Your task: Tally up how many lines in the listing below contain the string "that", and give only the total.

(Records contained in a dataset)
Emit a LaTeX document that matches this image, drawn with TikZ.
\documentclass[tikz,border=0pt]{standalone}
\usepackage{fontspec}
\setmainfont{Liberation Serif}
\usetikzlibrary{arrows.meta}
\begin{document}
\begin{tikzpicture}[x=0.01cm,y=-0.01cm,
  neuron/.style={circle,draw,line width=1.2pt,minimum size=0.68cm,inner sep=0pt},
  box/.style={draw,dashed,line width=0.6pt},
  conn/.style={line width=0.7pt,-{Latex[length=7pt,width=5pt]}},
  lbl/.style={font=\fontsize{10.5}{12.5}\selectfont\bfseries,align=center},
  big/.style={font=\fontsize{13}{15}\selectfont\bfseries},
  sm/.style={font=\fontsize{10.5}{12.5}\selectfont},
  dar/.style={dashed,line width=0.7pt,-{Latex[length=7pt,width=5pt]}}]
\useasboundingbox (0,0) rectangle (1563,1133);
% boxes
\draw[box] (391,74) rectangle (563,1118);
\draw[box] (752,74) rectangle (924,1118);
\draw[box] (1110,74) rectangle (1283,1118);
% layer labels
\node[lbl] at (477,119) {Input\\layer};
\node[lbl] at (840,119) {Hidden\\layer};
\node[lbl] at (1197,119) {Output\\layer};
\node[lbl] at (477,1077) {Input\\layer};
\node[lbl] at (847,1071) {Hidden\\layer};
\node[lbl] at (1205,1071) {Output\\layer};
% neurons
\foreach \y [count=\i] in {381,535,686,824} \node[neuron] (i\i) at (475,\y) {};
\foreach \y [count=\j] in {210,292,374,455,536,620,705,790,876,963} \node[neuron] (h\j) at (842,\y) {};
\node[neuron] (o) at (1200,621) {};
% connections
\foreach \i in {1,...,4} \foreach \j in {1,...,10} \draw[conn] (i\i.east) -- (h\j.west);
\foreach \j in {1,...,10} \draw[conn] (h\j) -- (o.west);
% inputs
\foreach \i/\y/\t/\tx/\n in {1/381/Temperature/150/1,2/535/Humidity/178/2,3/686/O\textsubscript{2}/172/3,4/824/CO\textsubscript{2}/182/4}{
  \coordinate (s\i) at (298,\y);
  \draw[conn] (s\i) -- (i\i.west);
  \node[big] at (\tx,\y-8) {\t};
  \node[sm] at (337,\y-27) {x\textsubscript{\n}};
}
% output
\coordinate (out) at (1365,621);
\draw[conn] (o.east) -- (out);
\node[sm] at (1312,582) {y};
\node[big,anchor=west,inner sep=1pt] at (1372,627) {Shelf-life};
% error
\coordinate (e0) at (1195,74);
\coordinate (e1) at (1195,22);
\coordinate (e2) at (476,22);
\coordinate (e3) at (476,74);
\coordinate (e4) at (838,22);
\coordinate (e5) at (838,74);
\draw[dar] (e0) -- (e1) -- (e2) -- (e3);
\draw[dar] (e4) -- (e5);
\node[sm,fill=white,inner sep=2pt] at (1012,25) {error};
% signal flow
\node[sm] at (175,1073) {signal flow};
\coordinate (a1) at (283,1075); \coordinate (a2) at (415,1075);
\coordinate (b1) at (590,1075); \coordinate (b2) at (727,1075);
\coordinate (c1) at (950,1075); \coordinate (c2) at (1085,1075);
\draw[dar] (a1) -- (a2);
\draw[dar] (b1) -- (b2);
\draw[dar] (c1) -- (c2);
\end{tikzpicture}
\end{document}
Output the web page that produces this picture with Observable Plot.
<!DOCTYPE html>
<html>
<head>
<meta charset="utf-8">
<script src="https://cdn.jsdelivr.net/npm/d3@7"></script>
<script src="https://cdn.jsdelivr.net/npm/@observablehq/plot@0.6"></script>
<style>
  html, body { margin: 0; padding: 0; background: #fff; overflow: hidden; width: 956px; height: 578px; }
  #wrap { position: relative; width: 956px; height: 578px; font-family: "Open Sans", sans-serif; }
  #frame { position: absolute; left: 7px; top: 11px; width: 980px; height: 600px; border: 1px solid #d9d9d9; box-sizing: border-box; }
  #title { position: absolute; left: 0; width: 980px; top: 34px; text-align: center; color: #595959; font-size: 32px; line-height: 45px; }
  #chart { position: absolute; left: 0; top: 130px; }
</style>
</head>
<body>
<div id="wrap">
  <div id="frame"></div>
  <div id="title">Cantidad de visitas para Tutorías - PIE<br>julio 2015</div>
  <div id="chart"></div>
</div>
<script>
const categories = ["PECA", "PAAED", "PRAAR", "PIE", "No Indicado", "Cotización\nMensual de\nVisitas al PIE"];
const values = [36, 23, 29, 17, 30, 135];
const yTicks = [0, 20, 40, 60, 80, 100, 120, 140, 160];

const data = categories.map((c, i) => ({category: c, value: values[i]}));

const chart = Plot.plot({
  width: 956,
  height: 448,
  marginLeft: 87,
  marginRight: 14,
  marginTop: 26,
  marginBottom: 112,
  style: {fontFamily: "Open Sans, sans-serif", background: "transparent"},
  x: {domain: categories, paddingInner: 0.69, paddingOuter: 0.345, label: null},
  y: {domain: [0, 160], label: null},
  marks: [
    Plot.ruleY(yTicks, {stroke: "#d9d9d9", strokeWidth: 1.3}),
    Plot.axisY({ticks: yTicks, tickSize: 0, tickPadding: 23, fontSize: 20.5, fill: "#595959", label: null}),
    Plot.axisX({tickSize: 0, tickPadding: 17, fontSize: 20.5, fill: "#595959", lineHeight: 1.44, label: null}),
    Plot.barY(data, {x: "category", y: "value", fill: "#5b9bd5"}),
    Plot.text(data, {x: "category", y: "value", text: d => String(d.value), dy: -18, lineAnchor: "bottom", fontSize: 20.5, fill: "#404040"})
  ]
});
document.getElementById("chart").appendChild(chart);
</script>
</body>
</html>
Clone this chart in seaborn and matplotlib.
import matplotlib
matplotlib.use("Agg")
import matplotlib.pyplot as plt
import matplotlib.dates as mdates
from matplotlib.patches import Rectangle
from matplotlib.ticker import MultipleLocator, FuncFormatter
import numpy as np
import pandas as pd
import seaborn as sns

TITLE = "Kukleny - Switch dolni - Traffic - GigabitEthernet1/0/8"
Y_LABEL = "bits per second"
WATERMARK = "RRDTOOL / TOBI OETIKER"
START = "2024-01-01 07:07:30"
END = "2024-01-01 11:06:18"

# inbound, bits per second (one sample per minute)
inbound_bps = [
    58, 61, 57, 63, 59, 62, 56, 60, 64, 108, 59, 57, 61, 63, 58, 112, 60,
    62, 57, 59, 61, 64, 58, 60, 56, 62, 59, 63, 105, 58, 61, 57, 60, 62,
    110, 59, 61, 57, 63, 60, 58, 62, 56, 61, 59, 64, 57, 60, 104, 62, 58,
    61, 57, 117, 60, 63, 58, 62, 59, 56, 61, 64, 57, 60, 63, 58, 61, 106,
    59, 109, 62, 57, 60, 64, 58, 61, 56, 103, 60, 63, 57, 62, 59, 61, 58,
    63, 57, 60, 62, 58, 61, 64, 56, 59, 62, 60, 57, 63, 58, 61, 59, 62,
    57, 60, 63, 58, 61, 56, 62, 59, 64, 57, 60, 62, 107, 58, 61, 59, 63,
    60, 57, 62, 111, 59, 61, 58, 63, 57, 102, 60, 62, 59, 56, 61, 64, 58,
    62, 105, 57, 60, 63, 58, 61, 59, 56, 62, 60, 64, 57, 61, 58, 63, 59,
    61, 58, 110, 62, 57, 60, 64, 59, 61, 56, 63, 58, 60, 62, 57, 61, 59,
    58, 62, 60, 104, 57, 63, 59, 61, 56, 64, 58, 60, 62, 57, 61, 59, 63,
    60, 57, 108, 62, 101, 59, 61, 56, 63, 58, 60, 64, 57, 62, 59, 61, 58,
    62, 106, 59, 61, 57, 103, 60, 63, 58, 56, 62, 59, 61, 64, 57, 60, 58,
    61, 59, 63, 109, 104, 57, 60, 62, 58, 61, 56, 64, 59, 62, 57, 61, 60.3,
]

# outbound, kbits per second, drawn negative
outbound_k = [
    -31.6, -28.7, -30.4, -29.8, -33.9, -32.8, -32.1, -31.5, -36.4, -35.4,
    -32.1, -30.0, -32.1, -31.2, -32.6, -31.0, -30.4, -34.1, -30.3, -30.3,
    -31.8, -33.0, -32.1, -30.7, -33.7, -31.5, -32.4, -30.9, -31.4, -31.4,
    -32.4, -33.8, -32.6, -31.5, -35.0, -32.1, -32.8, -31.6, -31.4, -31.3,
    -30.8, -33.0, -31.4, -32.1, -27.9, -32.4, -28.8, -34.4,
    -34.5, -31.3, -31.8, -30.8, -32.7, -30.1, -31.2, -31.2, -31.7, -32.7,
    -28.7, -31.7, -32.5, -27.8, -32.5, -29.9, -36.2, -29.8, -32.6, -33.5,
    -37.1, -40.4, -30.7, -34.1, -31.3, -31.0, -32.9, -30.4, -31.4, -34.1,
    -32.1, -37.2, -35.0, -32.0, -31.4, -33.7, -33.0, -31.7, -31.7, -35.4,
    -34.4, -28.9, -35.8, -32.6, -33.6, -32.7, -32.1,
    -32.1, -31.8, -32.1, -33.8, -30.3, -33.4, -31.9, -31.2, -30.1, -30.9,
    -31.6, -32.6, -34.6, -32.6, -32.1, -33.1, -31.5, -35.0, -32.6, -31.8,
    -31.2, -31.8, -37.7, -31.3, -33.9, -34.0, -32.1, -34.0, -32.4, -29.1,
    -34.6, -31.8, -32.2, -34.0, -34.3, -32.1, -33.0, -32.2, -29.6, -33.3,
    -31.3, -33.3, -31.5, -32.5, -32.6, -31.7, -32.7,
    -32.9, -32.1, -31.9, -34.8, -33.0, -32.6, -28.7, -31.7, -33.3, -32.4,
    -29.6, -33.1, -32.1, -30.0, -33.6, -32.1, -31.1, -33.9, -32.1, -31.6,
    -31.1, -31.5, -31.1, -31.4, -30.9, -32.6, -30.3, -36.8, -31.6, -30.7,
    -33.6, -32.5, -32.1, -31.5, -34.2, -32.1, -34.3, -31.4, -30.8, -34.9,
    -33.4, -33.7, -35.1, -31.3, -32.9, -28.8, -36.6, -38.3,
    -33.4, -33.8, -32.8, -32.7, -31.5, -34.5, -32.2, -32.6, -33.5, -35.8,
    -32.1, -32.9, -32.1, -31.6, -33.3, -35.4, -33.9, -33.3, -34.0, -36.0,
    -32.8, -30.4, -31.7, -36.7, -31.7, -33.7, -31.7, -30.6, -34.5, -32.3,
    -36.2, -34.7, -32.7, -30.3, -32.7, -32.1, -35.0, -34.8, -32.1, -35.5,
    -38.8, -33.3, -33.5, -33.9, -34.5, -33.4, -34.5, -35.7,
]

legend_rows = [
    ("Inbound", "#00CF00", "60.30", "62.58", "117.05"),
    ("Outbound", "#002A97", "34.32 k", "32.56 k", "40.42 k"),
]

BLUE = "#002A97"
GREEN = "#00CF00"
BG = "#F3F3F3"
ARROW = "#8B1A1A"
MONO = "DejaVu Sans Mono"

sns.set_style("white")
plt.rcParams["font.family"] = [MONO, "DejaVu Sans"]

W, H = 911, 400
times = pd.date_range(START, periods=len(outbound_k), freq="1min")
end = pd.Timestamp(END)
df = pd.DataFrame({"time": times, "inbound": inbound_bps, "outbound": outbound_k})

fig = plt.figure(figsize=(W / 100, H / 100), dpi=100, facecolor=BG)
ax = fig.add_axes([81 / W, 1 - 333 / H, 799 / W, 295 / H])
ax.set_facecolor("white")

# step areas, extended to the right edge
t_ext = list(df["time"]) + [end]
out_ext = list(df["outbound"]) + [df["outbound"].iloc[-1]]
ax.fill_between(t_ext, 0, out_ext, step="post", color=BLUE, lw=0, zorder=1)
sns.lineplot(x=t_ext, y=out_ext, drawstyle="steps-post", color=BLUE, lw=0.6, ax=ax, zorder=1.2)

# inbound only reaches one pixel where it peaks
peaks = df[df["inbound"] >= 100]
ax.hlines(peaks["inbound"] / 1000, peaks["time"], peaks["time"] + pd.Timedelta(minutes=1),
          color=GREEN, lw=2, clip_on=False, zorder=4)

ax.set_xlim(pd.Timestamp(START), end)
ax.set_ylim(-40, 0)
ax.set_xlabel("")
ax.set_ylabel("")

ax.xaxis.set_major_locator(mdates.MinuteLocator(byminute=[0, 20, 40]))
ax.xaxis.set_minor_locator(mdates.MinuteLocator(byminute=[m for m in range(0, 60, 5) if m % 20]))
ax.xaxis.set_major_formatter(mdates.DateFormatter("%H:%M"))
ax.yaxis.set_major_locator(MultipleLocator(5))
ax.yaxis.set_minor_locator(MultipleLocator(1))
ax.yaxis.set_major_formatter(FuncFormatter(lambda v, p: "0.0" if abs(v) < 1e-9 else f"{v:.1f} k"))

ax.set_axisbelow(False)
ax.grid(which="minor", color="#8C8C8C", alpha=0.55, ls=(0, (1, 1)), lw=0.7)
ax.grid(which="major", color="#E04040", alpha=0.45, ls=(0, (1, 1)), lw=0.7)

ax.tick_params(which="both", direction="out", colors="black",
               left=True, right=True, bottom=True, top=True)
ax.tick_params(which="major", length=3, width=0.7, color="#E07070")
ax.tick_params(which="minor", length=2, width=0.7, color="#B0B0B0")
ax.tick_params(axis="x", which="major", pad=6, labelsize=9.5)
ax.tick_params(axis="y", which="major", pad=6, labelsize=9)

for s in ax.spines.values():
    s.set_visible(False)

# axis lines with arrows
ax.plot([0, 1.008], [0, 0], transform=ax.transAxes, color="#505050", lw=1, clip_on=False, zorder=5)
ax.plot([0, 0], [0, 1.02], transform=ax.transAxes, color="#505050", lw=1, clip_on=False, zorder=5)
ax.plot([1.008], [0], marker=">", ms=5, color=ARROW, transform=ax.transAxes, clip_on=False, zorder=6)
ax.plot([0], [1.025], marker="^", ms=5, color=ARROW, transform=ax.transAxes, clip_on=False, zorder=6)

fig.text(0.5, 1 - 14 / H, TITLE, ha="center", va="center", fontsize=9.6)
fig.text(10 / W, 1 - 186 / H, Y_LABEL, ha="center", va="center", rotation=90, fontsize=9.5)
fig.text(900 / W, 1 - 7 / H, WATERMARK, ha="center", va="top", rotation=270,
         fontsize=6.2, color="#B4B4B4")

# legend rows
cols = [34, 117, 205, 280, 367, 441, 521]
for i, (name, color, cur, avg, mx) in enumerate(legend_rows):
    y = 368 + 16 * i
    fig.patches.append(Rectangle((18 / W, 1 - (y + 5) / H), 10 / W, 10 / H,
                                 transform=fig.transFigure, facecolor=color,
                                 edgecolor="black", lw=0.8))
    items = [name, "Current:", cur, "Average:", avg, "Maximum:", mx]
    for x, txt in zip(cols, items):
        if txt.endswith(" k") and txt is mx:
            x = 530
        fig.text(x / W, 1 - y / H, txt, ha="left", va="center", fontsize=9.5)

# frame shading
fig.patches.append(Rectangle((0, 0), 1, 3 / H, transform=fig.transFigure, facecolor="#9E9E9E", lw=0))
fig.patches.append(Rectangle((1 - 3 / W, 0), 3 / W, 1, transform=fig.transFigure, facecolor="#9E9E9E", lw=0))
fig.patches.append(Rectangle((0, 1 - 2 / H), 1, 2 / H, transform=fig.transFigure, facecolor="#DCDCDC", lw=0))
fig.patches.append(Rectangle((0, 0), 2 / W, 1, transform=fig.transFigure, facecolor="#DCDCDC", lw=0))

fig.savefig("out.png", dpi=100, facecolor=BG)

Worked solution: 2